The claims in the lawsuit contrast starkly with the visible aspects of the two towers, which are an eye-catching addition to the San Jose skyline and command a location on a choice block near bustling San Pedro Square, one of the Bay Area’s hottest spots for dining, drinking and nightlife.

Together, the two towers contain a combined 600-plus residential units, all condominiums. Each tower has about 303 residential units.

The three lawsuits erupted after the HOA moved to auction off 10 units because Z&L and its affiliate had fallen behind in payment of HOA dues on completed but unsold units. The delinquencies prompted the auction effort. Nine of the 10 units were auctioned.

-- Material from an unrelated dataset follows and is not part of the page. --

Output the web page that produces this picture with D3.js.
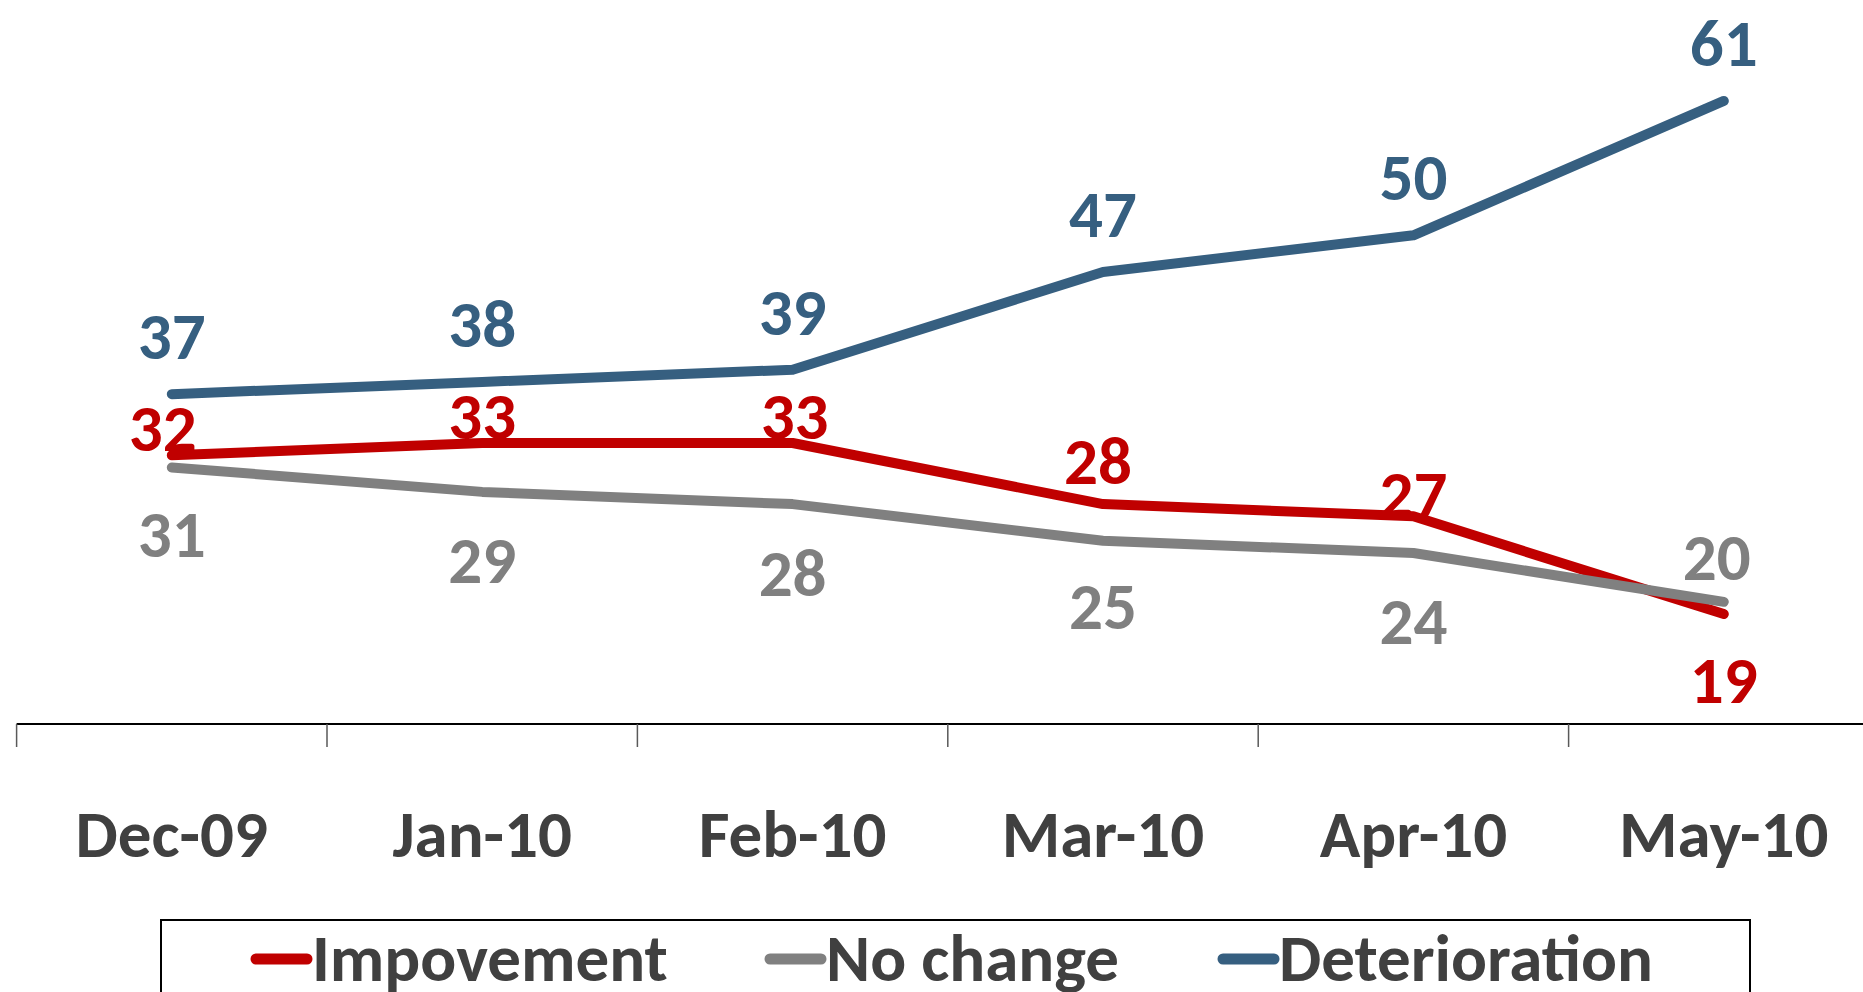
<!DOCTYPE html>
<html>
<head>
<meta charset="utf-8">
<script src="https://cdn.jsdelivr.net/npm/d3@7"></script>
<style>
  html, body { margin: 0; padding: 0; background: #ffffff; }
  svg { display: block; }
  text { font-family: Carlito, Calibri, Lato, "Open Sans", sans-serif; font-weight: 700; }
</style>
</head>
<body>
<svg id="chart" width="1863" height="992"></svg>
<script>
// ---- data ----
const categories = ["Dec-09", "Jan-10", "Feb-10", "Mar-10", "Apr-10", "May-10"];
const seriesNames = ["Impovement", "No change", "Deterioration"];
const improvement = [32, 33, 33, 28, 27, 19];
const noChange = [31, 29, 28, 25, 24, 20];
const deterioration = [37, 38, 39, 47, 50, 61];
const seriesColors = ["#C00000", "#808080", "#365F80"];

// label placement (offset of label centre from point, in px)
const labelDY = [
  [-28, -28, -28, -44, -23, 65],
  [66, 67, 68, 64, 67, -46],
  [-59, -59, -59, -59, -59, -59]
];
const labelDX = [
  [-9, 0, 2, -5, 0, 0],
  [0, 0, 0, 0, 0, -7],
  [0, 0, 0, 0, 0, 0]
];

const series = [
  { name: seriesNames[0], values: improvement, color: seriesColors[0] },
  { name: seriesNames[1], values: noChange, color: seriesColors[1] },
  { name: seriesNames[2], values: deterioration, color: seriesColors[2] }
];

const svg = d3.select("#chart");
const FONT = 67;
const HALF_CAP = 24;
const textColor = "#404040";

const x = d3.scaleBand().domain(categories).range([16.6, 16.6 + 6 * 310.4]).padding(0);
const y = d3.scaleLinear().domain([10, 70]).range([724, -9]);
const cx = c => x(c) + x.bandwidth() / 2;

// axis line
const axisY = y(10);
svg.append("line")
  .attr("x1", x.range()[0]).attr("x2", x.range()[1])
  .attr("y1", axisY).attr("y2", axisY)
  .attr("stroke", "#000").attr("stroke-width", 2);

// tick marks at band boundaries
svg.selectAll(".tick-mark")
  .data(categories)
  .enter().append("line")
  .attr("x1", d => x(d)).attr("x2", d => x(d))
  .attr("y1", axisY).attr("y2", axisY + 23)
  .attr("stroke", "#595959").attr("stroke-width", 1.5);

// category labels
svg.selectAll(".cat")
  .data(categories)
  .enter().append("text")
  .attr("x", d => cx(d))
  .attr("y", 857)
  .attr("text-anchor", "middle")
  .attr("font-size", FONT)
  .attr("fill", textColor)
  .text(d => d);

// lines
const line = d3.line()
  .x((d, i) => cx(categories[i]))
  .y(d => y(d));

series.forEach(s => {
  svg.append("path")
    .datum(s.values)
    .attr("d", line)
    .attr("fill", "none")
    .attr("stroke", s.color)
    .attr("stroke-width", 10)
    .attr("stroke-linecap", "round")
    .attr("stroke-linejoin", "round");
});

// data labels
series.forEach((s, si) => {
  svg.selectAll(".lbl" + si)
    .data(s.values)
    .enter().append("text")
    .attr("x", (d, i) => cx(categories[i]) + labelDX[si][i])
    .attr("y", (d, i) => y(d) + labelDY[si][i] + HALF_CAP)
    .attr("text-anchor", "middle")
    .attr("font-size", FONT)
    .attr("fill", s.color)
    .text(d => d);
});

// legend
const legend = svg.append("g");
legend.append("rect")
  .attr("x", 161).attr("y", 920)
  .attr("width", 1589).attr("height", 120)
  .attr("fill", "none").attr("stroke", "#000").attr("stroke-width", 2);

const legendX = [252, 766, 1219];
series.forEach((s, i) => {
  legend.append("line")
    .attr("x1", legendX[i] + 4).attr("x2", legendX[i] + 55)
    .attr("y1", 959).attr("y2", 959)
    .attr("stroke", s.color).attr("stroke-width", 11)
    .attr("stroke-linecap", "round");
  legend.append("text")
    .attr("x", legendX[i] + 60)
    .attr("y", 981)
    .attr("font-size", FONT)
    .attr("fill", textColor)
    .text(s.name);
});
</script>
</body>
</html>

Z&L maintains the auction was conducted improperly in defiance of a court-issued temporary restraining order.

The 188 West St. James towers saga has become a “soap opera” that can only be resolved in court, said Bob Staedler, principal executive with Silicon Valley Synergy, a land-use consultancy.

The primary lender may have to step in to stabilize the property and salvage its value, in Staedler’s view.

In 2019, Mack Real Estate Credit Strategies provided a $330 million, five-year construction loan slated to expire by the end of 2024.

Meanwhile, the lack of sales for the completed condos stifles a revenue flow for San Jose and Santa Clara County.

“The big loser in this is the city of San Jose and the property taxes that are being lost,” Staedler said.